The Evangelical community isn’t reaching those people any more either. It isn’t reaching the religion-weary and the marginalized and the burnt out. It isn’t resonating with the rising generations of people who are seeking spiritual paths outside of their stuffy, judgmental confines. It, like all segments of the American Christian Church is shrinking—and that’s perfectly fine because God long ago left the building. We who represent every denomination, every theological leaning, and every worship style of Christianity need to admit it and respond to it humbly and honestly.

Our heads can be in our hands or bowed in prayer or looking to the sky, but they can’t be buried in the sand.

We as The Church are never going to resonate with a larger portion of the population of the country than we do now, in the form that we exist now. However we want to shape the story or manipulate the data, we are facing unrelenting attrition unless we allow ourselves to be radically altered. We need to enter into the lives of people where they are, with a representation of Jesus that is freshly filled with the Spirit; one that we can’t harness or design or orchestrate the way we can our Sunday services and conferences and campus events.

This isn’t a time to scream louder or grip tighter or fudge the numbers so that we can sleep better at night. We who comprise the larger Body of Christ need to stop deluding ourselves into believing that we’re so damn righteous and that our failure is simply because the ignorant, sinful, defiant, unGodly masses don’t get it.

I think they get it pretty darn well. I think they’re smarter than we’ve given them credit for.
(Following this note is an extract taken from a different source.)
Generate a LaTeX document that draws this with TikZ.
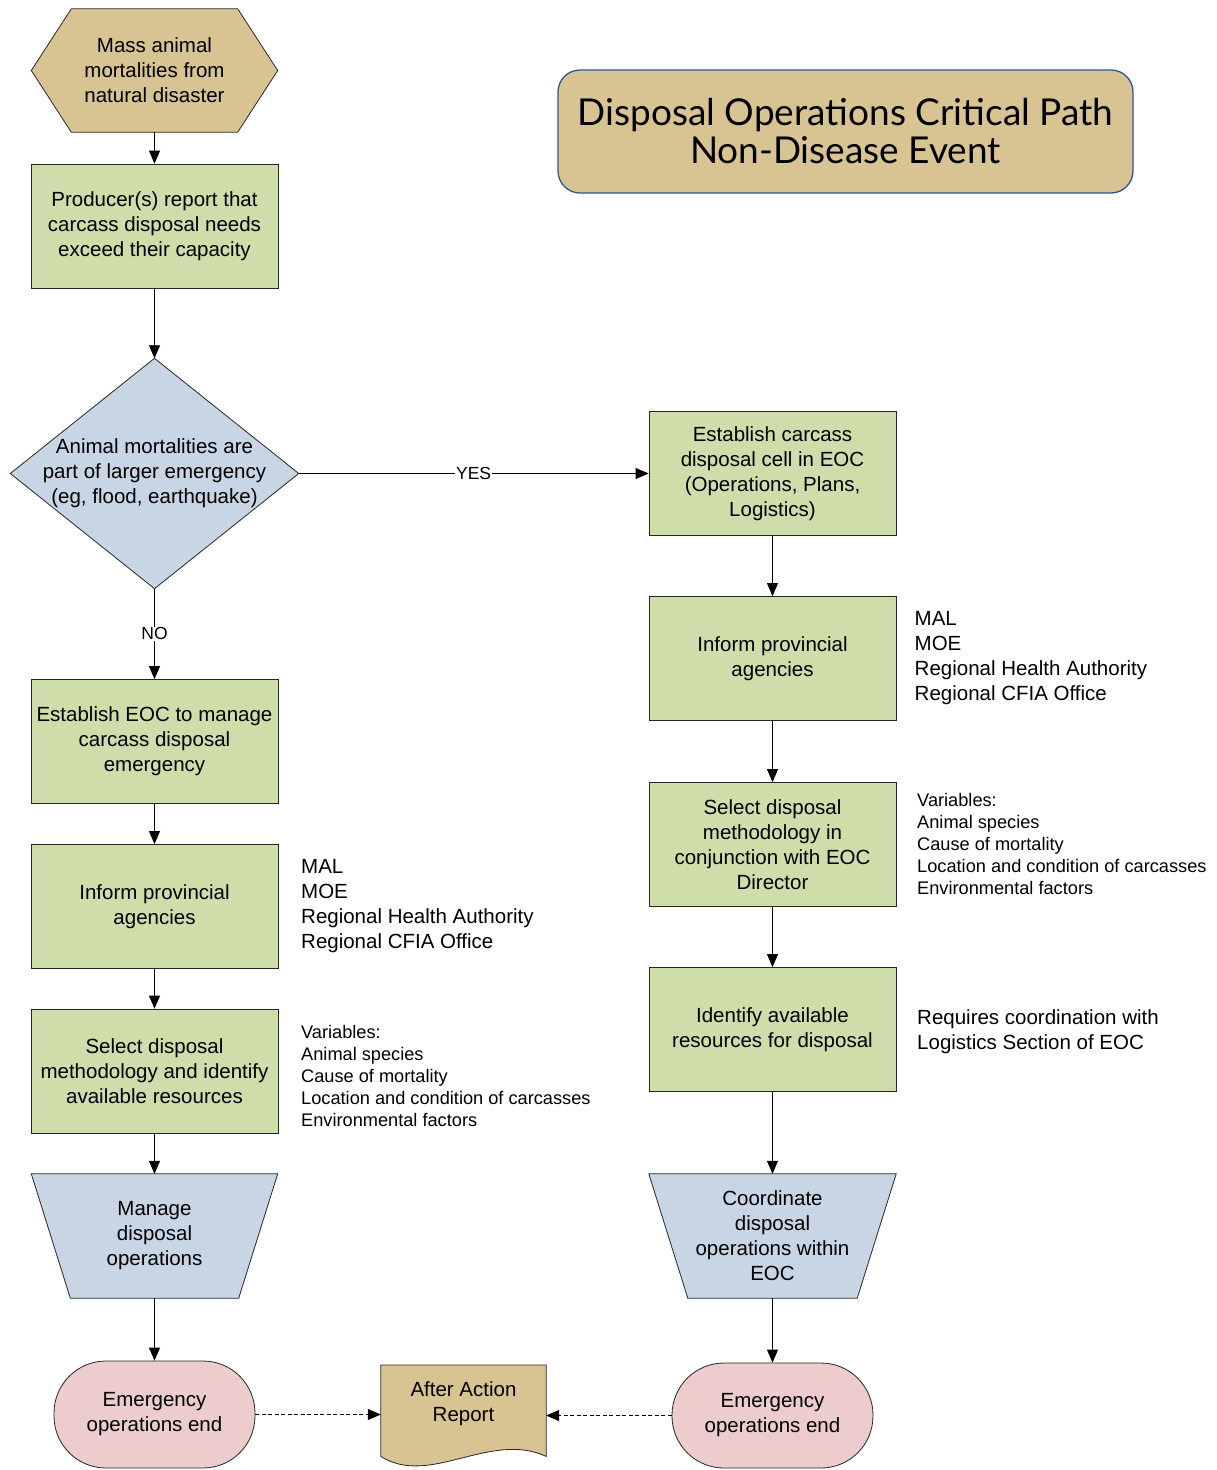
\documentclass[tikz,border=0pt]{standalone}
\usepackage{fontspec}
\setmainfont{Liberation Sans}
\newfontfamily\titlefont{Lato}
\usetikzlibrary{arrows.meta,calc,backgrounds}

\definecolor{stepgreen}{RGB}{206,221,170}
\definecolor{decisionblue}{RGB}{200,213,228}
\definecolor{eventtan}{RGB}{216,195,146}
\definecolor{endpink}{RGB}{236,204,204}
\definecolor{titleborder}{RGB}{47,85,151}

\begin{document}
\begin{tikzpicture}[x=1pt,y=-1pt,
  boxfont/.style={font=\fontsize{20.5}{25}\selectfont},
  notefont/.style={font=\fontsize{18.2}{22}\selectfont},
  outline/.style={draw=black!85, line width=0.8pt},
  stepbox/.style={outline, fill=stepgreen, boxfont, align=center, inner sep=0pt,
    minimum width=247pt, minimum height=124pt},
  ghost/.style={boxfont, align=center, inner sep=0pt},
  endbox/.style={outline, fill=endpink, boxfont, align=center, inner sep=0pt,
    minimum width=201pt, minimum height=107pt, rounded corners=52pt},
  note/.style={align=left, anchor=west, inner sep=0pt},
  conn/.style={-{Triangle[length=13pt,width=11pt]}, line width=0.8pt, black},
  dashconn/.style={conn, dash pattern=on 4pt off 2.5pt},
  branch/.style={fill=white, inner sep=1pt, font=\fontsize{17.5}{20}\selectfont}
]
\useasboundingbox (0,0) rectangle (1216,1470);

% title banner
\node[draw=titleborder, fill=eventtan, line width=1.3pt, rounded corners=22pt,
  minimum width=575pt, minimum height=123pt, align=center,
  font=\titlefont\fontsize{37}{38}\selectfont] (title) at (845.5,131.5)
  {Disposal Operations Critical Path\\Non-Disease Event};

% left column
\node[ghost, minimum width=246pt, minimum height=123pt] (start) at (154.5,70.5)
  {Mass animal\\mortalities from\\natural disaster};
\node[stepbox] (report) at (154.5,226) {Producer(s) report that\\carcass disposal needs\\exceed their capacity};
\node[ghost, minimum width=288pt, minimum height=230pt] (larger) at (154.5,473.5)
  {Animal mortalities are\\part of larger emergency\\(eg, flood, earthquake)};
\node[stepbox] (eoc) at (154.5,741.5) {Establish EOC to manage\\carcass disposal\\emergency};
\node[stepbox] (informL) at (154.5,906.5) {Inform provincial\\agencies};
\node[stepbox] (selectL) at (154.5,1071) {Select disposal\\methodology and identify\\available resources};
\node[ghost, minimum width=246pt, minimum height=124pt] (manage) at (154.5,1236)
  {Manage\\disposal\\operations};
\node[endbox] (endL) at (154.5,1414.5) {Emergency\\operations end};

% after action report
\node[ghost, anchor=north, minimum width=165pt, minimum height=77pt] (report2) at (463.5,1365)
  {After Action\\Report};

% right column
\node[stepbox] (cell) at (772.5,473.5) {Establish carcass\\disposal cell in EOC\\(Operations, Plans,\\Logistics)};
\node[stepbox] (informR) at (772.5,658.5) {Inform provincial\\agencies};
\node[stepbox] (selectR) at (772.5,844.5) {Select disposal\\methodology in\\conjunction with EOC\\Director};
\node[stepbox] (identify) at (772.5,1029.5) {Identify available\\resources for disposal};
\node[ghost, minimum width=247pt, minimum height=124pt] (coord) at (772.5,1236)
  {Coordinate\\disposal\\operations within\\EOC};
\node[endbox, minimum height=105pt] (endR) at (772.5,1415.5) {Emergency\\operations end};

% shapes drawn around the ghost nodes
\begin{pgfonlayer}{background}
  \path[outline, fill=eventtan] (start.west) -- ([xshift=40pt]start.north west)
    -- ([xshift=-40pt]start.north east) -- (start.east)
    -- ([xshift=-40pt]start.south east) -- ([xshift=40pt]start.south west) -- cycle;
  \path[outline, fill=decisionblue] (larger.north) -- (larger.east)
    -- (larger.south) -- (larger.west) -- cycle;
  \path[outline, fill=decisionblue] (manage.north west) -- (manage.north east)
    -- ([xshift=-39pt]manage.south east) -- ([xshift=39pt]manage.south west) -- cycle;
  \path[outline, fill=decisionblue] (coord.north west) -- (coord.north east)
    -- ([xshift=-39pt]coord.south east) -- ([xshift=39pt]coord.south west) -- cycle;
  \path[outline, fill=eventtan] (report2.north west) -- (report2.north east)
    -- ($(report2.south east)+(0,14)$)
    .. controls ($(report2.south east)+(-56,-12)$) and ($(report2.south west)+(49,45)$)
    .. ($(report2.south west)+(0,14)$) -- cycle;
\end{pgfonlayer}

% notes
\node[note, boxfont] (agL) at (301,906) {MAL\\MOE\\Regional Health Authority\\Regional CFIA Office};
\node[note, notefont] (varL) at (301,1076) {Variables:\\Animal species\\Cause of mortality\\Location and condition of carcasses\\Environmental factors};
\node[note, boxfont] (agR) at (914.5,658.5) {MAL\\MOE\\Regional Health Authority\\Regional CFIA Office};
\node[note, notefont] (varR) at (917,844) {Variables:\\Animal species\\Cause of mortality\\Location and condition of carcasses\\Environmental factors};
\node[note, boxfont] (logi) at (917,1031.5) {Requires coordination with\\Logistics Section of EOC};

% connectors
\draw[conn] (start.south) -- (report.north);
\draw[conn] (report.south) -- (larger.north);
\draw[conn] (larger.south) -- node[branch] {NO} (eoc.north);
\draw[conn] (eoc.south) -- (informL.north);
\draw[conn] (informL.south) -- (selectL.north);
\draw[conn] (selectL.south) -- (manage.north);
\draw[conn] (manage.south) -- (endL.north);
\draw[conn] (larger.east) -- node[branch] {YES} (larger.east -| cell.west);
\draw[conn] (cell.south) -- (informR.north);
\draw[conn] (informR.south) -- (selectR.north);
\draw[conn] (selectR.south) -- (identify.north);
\draw[conn] (identify.south) -- (coord.north);
\draw[conn] (coord.south) -- (endR.north);
\draw[dashconn] (endL.east) -- (endL.east -| report2.west);
\draw[dashconn] (endR.west) -- (endR.west -| report2.east);
\end{tikzpicture}
\end{document}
They get that God isn’t out to squash them, so they can’t be scared or threatened into belief.

They get that a life of faithfulness and goodness has to matter as much as a momentary supernatural transaction, and they are looking for a place to live that life in authentic community.

They get that their parents’ Church doesn’t work anymore because it too often has been built on gender disparity, sexism, racism and homophobia—and they are demanding a better system.

They get that Jesus doesn’t really need a state of the art facility with a well-lit stage, a well-coiffed band, and a gourmet coffee bar. 

So we can keep tricking out our worship centers and slapping more cool graphics on everything and churning out Jesus-flavored arena rock, and we’re still going to be drawing the same small segment of the population, albeit with slightly diminishing returns as the older ones gradually die out.

That isn’t The Church that Jesus dreamed about. That isn’t something eternal that “the gates of Hell” will not prevail against. That’s Kodak and Circuit City. That’s video stores and internet cafes. That’s a group of scared dinosaurs waiting for impact from outer space.

In the Gospel of John, Jesus talked about himself, saying that his death needed to happen so that something more beautiful could grow in the aftermath:

Jesus replied, “Now the time has come for the Son of Man to enter into his glory. I tell you the truth, unless a kernel of wheat is planted in the soil and dies, it remains alone. But its death will produce many new kernels—a plentiful harvest of new lives. Those who love their life in this world will lose it. Those who care nothing for their life in this world will keep it for eternity. (John 12:23-25)

I believe that’s what’s happening in the American Church of every variety. We are all slowly dying and we are being presented with the option of being resurrected as something more pure, more God-honoring, more open, and more usable; or we’re being invited to dig in our heels and participate in the last tragic stages of the faith’s extinction.

I’m seeing a generation of faithful, passionate people choosing the former and it gives me great joy. They’re choosing to release their stranglehold on tradition, not because they don’t have the deepest of convictions and an insatiable hunger for Truth and hearts devoted to following Jesus, but because they know that they need to hold things more loosely so that their hands will be free to receive the new thing that God is offering right now.

Christianity in America as we know it might indeed be dying, but Jesus won’t die with it.

I for one, am looking forward to watching what he does with those who are still willing to drop their nets and follow.